Another time, one of our chefs took a job at another restaurant in Bristol. When I next saw the owner, he apologised to me, almost sheepish. He said he hadn’t realised the chef had come from us. He said he never would have hired him if he’d known. I stopped him straight away. There was nothing to apologise for. That chef had already decided to leave. He wasn’t being smuggled out in the dead of night. He’d handed in his notice of his own accord. In fact, when he told me he was weighing up two offers, I told him which one I thought would be best for him and his career. It wasn’t the one that benefited me. It was the one that made sense for his life.
That exchange made me feel slightly nauseous. The absolution some owners want. The little confessional ritual that lets them feel blameless. I didn’t mean to. I wouldn’t have. As if hiring someone who’s already leaving is some kind of moral trespass.

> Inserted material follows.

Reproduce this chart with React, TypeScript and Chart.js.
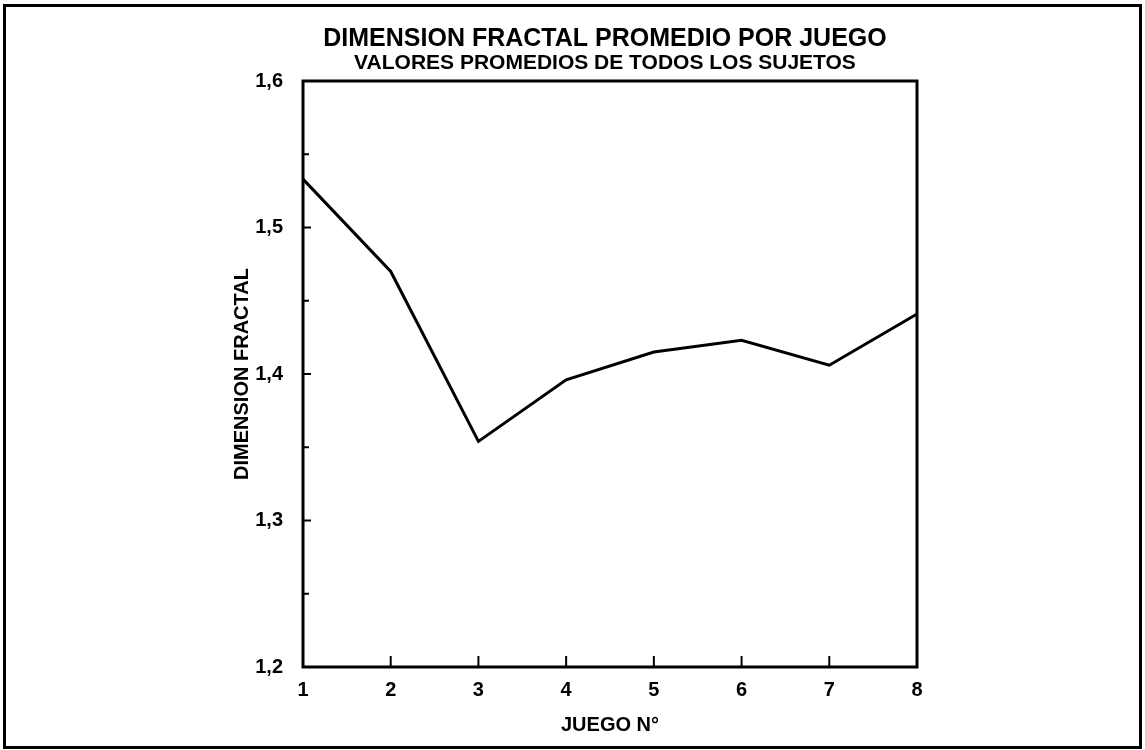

I take real pride in building a good place to work, but that doesn’t mean we’re perfect. And it doesn’t mean we’ll be right for everyone, forever. Staff aren’t “yours”. They can’t be stolen. They make a choice, and sometimes the choice is simply to go.
I’ve watched kitchens haemorrhage talent while insisting nothing is wrong. I’ve watched the same operators complain about “this generation” while refusing to change anything about how power is used. I’ve also watched good people stay, for years, through chaos and thin margins, because the environment felt fair. Not easy, just fair.
The market has shifted, whether we like it or not. Kitchens talk now. Group chats exist. Instagram shows the inside of other rooms. People can see who laughs together after service and who limps to the pub in silence. The mystique has worn thin.
So when someone leaves, maybe the question isn’t who tempted them away. Maybe it’s what made them start imagining somewhere else in the first place. If your staff keep leaving, they’re not being stolen. They’re voting. And I’m not sure the industry is ready to read the ballot paper.



Well said! (as usual!) Building a team and make sure everyone is safe sounds easy, but it really isn't - it's easy to take it personally when someone leaves, but it is also an opportunity to identify what went wrong (if anything, sometimes is just a thing) and build again.
He enjoyed being powerful over the waitrons as he called us. He played favorites. If you weren't blond you were given the worst stations and shifts. He bought the restaurant when the owners got old and died. That was 35 years ago. Under new management and ownership, the restaurant is still respected for it's cuisine to this day.